Es wäre besser, das in camera caritatis den eigenen Leuten
vorzuhalten. (Posl. dr Lehnert: Mit dem Windirsch reden!) Der
hat taube Ohren für derartige Vorstellungen. Aber schon dieser
kleine Vorgeschmack, den man den Gemeinden und Bezirken gegeben
hat, hat genügt, selbst in führenden Kreisen des Bundes
der Landwirte starke Zweifel darüber aufkommen zu lassen,
ob die segensreichen Wirkungen der Verwaltungsreform für
unsere Heimat wirklich vertreten werden, von denen Herr Vizepräsident
Zierhut so schön sprechen kann. Von segensreichen
Wirkungen hat er schon gesprochen, als die Verwaltungsreform im
Ausschuß verhandelt wurde. Er hat damals erklärt, wir
sollen warten, diese segensreichen Wirkungen werden sich bestimmt
für unsere Heimat einstellen. Wir in Schlesien haben bisher
allerdings von diesen segensreichen Wirkungen noch nichts zu spüren
bekommen. Wir haben bis jetzt nichts als eine unverantwortliche
Beunruhigung wegen der Vorbereitungen zur Übersiedlung unserer
Landesämter nach Brünn zu spüren bekommen, unverantwortlich
aus persönlichen und sachlichen Gründen, die hier schon
erörtert worden sind. Aber noch nicht besprochen wurde, so
viel ich weiß, der Verwaltungswirrwarr, der aus dem neuen
Doppelgebilde Mähren-Schlesien deshalb entstehen muß,
weil zweierlei Gesetze, Erlässe und Verordnungen gehandhabt
werden müssen, nämlich mährische im alten mährischen
Teil und schlesische im ehemaligen Schlesien. Das ist überhaupt
auch so ein Verwaltungsunikum. (Posl. Horpynka: Wir
haben ja überhaupt keine Erlässe!) Entschuldige,
wir haben für die verschiedenen Gebiete ganz grundlegend
verschiedene Gesetze und Verordnungen, Erlässe usw., Landtagsbeschlüsse.

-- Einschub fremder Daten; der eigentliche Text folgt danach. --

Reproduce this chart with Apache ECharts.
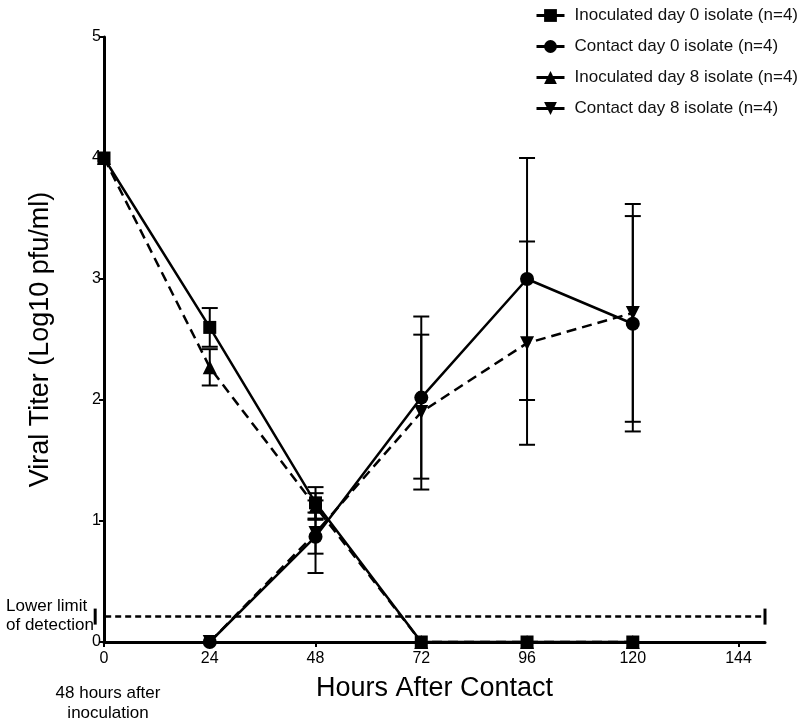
<!DOCTYPE html>
<html>
<head>
<meta charset="utf-8">
<script src="https://cdn.jsdelivr.net/npm/echarts@6/dist/echarts.min.js"></script>
<style>
  html, body { margin: 0; padding: 0; background: #fff; }
  #chart { width: 800px; height: 724px; }
</style>
</head>
<body>
<div id="chart"></div>
<script>
  var hours = [0, 24, 48, 72, 96, 120]
  var xTicks = [0, 24, 48, 72, 96, 120, 144]

  // means and SD (Log10 pfu/ml)
  var inocDay0 = [4.0, 2.6, 1.15, 0, 0, 0]
  var inocDay0Sd = [0, 0.16, 0.13, 0, 0, 0]
  var contactDay0 = [null, 0, 0.87, 2.02, 3.0, 2.63]
  var contactDay0Sd = [0, 0, 0.3, 0.67, 1.0, 0.89]
  var inocDay8 = [4.0, 2.27, 1.12, 0, 0, 0]
  var inocDay8Sd = [0, 0.15, 0.11, 0, 0, 0]
  var contactDay8 = [null, 0, 0.9, 1.9, 2.47, 2.72]
  var contactDay8Sd = [0, 0, 0.17, 0.64, 0.84, 0.9]

  var lowerLimit = 0.21
  var lowerLimitRange = [-2, 150]

  var names = [
    'Inoculated day 0 isolate (n=4)',
    'Contact day 0 isolate (n=4)',
    'Inoculated day 8 isolate (n=4)',
    'Contact day 8 isolate (n=4)'
  ]

  var font = 'Liberation Sans, Arial, sans-serif'

  function points (means) {
    var out = []
    for (var i = 0; i < hours.length; i++) {
      if (means[i] != null) out.push([hours[i], means[i]])
    }
    return out
  }

  function errorData (means, sds) {
    var out = []
    for (var i = 0; i < hours.length; i++) {
      if (means[i] == null || !sds[i]) continue
      out.push([hours[i], means[i] - sds[i], means[i] + sds[i]])
    }
    return out
  }

  function renderErrorBar (params, api) {
    var x = api.value(0)
    var lo = api.coord([x, api.value(1)])
    var hi = api.coord([x, api.value(2)])
    var w = 8
    var style = {stroke: '#000', lineWidth: 2}
    return {
      type: 'group',
      children: [
        {type: 'line', shape: {x1: hi[0], y1: hi[1], x2: lo[0], y2: lo[1]}, style: style},
        {type: 'line', shape: {x1: hi[0] - w, y1: hi[1], x2: hi[0] + w, y2: hi[1]}, style: style},
        {type: 'line', shape: {x1: lo[0] - w, y1: lo[1], x2: lo[0] + w, y2: lo[1]}, style: style}
      ]
    }
  }

  function lineSeries (name, means, symbol, dashed, rotate) {
    return {
      name: name,
      type: 'line',
      data: points(means),
      symbol: symbol,
      symbolSize: symbol === 'rect' ? 13 : 14,
      symbolRotate: rotate || 0,
      showAllSymbol: true,
      clip: false,
      itemStyle: {color: '#000'},
      lineStyle: {color: '#000', width: 2.5, type: dashed ? [10, 6] : 'solid'},
      z: 3
    }
  }

  function errorSeries (means, sds) {
    return {
      type: 'custom',
      renderItem: renderErrorBar,
      encode: {x: 0, y: [1, 2]},
      data: errorData(means, sds),
      clip: false,
      silent: true,
      z: 2
    }
  }

  var chart = echarts.init(document.getElementById('chart'))

  var option = {
    animation: false,
    backgroundColor: '#fff',
    textStyle: {fontFamily: font, color: '#000'},
    grid: {left: 104, right: 35, top: 37, bottom: 82},
    legend: {
      data: names,
      orient: 'vertical',
      left: 530,
      top: 2,
      itemWidth: 28,
      itemHeight: 16,
      itemGap: 14,
      lineStyle: {type: 'solid', width: 3},
      textStyle: {fontSize: 17, color: '#111', padding: [0, 0, 0, 5]}
    },
    xAxis: {
      type: 'value',
      min: 0,
      max: 150,
      interval: 24,
      name: 'Hours After Contact',
      nameLocation: 'middle',
      nameGap: 33,
      nameTextStyle: {fontSize: 27, color: '#000'},
      axisLine: {lineStyle: {color: '#000', width: 3}},
      axisTick: {show: true, length: 5, lineStyle: {width: 2}, customValues: xTicks},
      axisLabel: {fontSize: 16, color: '#000', margin: 9, customValues: xTicks},
      splitLine: {show: false}
    },
    yAxis: {
      type: 'value',
      min: 0,
      max: 5,
      interval: 1,
      name: 'Viral Titer (Log10 pfu/ml)',
      nameLocation: 'middle',
      nameGap: 50,
      nameTextStyle: {fontSize: 27, color: '#000'},
      axisLine: {show: true, lineStyle: {color: '#000', width: 3}},
      axisTick: {show: true, length: 5, lineStyle: {width: 2}},
      axisLabel: {fontSize: 16, color: '#000', margin: 3},
      splitLine: {show: false}
    },
    graphic: [
      {
        type: 'text',
        left: 6,
        top: 597,
        style: {text: 'Lower limit\nof detection', fontSize: 17, lineHeight: 19, fill: '#000', fontFamily: font}
      },
      {
        type: 'text',
        x: 108,
        y: 683,
        style: {text: '48 hours after\ninoculation', fontSize: 17, lineHeight: 20, align: 'center', fill: '#000', fontFamily: font}
      }
    ],
    series: [
      {
        type: 'line',
        data: [[lowerLimitRange[0], lowerLimit], [lowerLimitRange[1], lowerLimit]],
        symbol: 'rect',
        symbolSize: [3, 16],
        clip: false,
        silent: true,
        itemStyle: {color: '#000'},
        lineStyle: {color: '#000', width: 2.5, type: [6, 4]},
        z: 1
      },
      errorSeries(inocDay0, inocDay0Sd),
      errorSeries(contactDay0, contactDay0Sd),
      errorSeries(inocDay8, inocDay8Sd),
      errorSeries(contactDay8, contactDay8Sd),
      lineSeries(names[0], inocDay0, 'rect', false),
      lineSeries(names[1], contactDay0, 'circle', false),
      lineSeries(names[2], inocDay8, 'triangle', true),
      lineSeries(names[3], contactDay8, 'triangle', true, 180)
    ]
  }

  chart.setOption(option)
</script>
</body>
</html>
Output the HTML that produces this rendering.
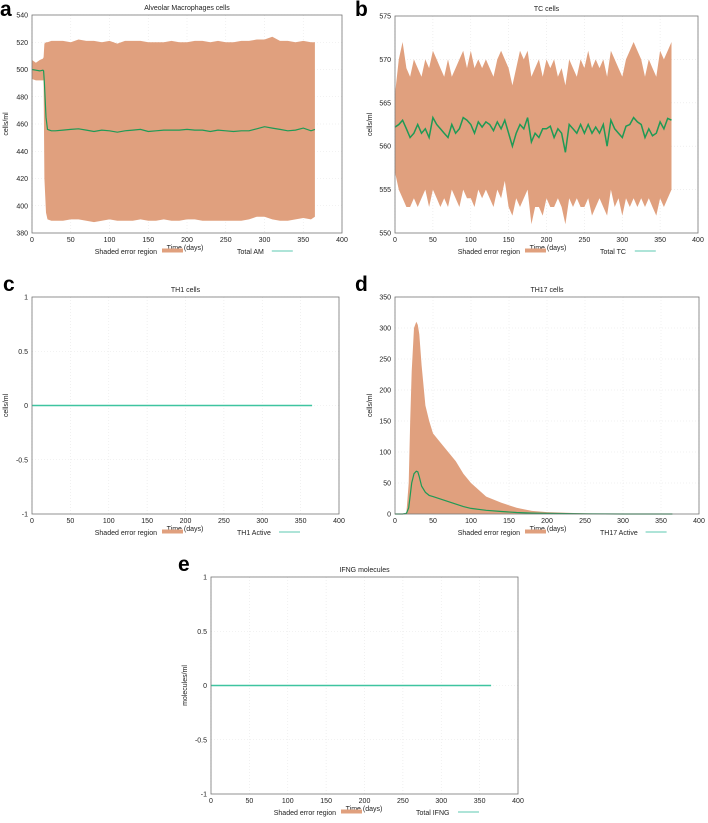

die alle in Kraft bleiben und diese Brünner Zentralstelle
würde also in jedem einzelnen Falle zuerst genau untersuchen
und feststellen müssen, wo die in Behandlung stehende Sache
ihren Ursprung hat, um zu beurteilen, welche Vorschriften- oder
Bestimmungen gerade für diesen einzelnen Fall Anwendung zu
finden haben. (Posl. Horpynka: Fragt in Brünn beim Polizeipräsidium
nach!) Möglich, daß in diesem Polizeistaat das
als einfachste Art der Regelung angenommen wird, weil ja die Polizei
schließlich alles wissen muß. Das gilt für den
größten Teil der Fälle, mit denen sich das Land
überhaupt zu beschäftigen hat. Auf dem Gebiete der Landeskultur-,
des Jagd-, Forst-, Fischereirechtes, Wasserrechtes, auf dem Gebiete
der Gemeindeordnungen, die doch ganz verschieden sind in Mähren
und Schlesien, auf dem Gebiete der Bezirksstraßenverwaltungen
haben wir andere Landesgesetze als in Mähren. Vernünftigerweise
müßte man zuerst die materielle Grundlage der Verwaltung
auf einen Nenner bringen und dann erst das Formale. Hier macht
man es umgekehrt: das materielle Recht bleibt verschieden für
Mähren und Schlesien, die formelle Grundlage wird aber einheitlich
gemacht und ein einheitliches Landesverwaltungsgebiet geschaffen.
Der Zweck der Verwaltungsreform ist doch, angeblich Doppelarbeiten
hintanzuhalten, nicht aber neue einzuführen, wie das jetzt
geschieht, indem man die Brünner Landesverwaltung zwingt,
zweierlei grundverschiedene Landesrechte zu handhaben. Stellen
Sie sich vor, welches Kunterbund dabei herauskommen wird!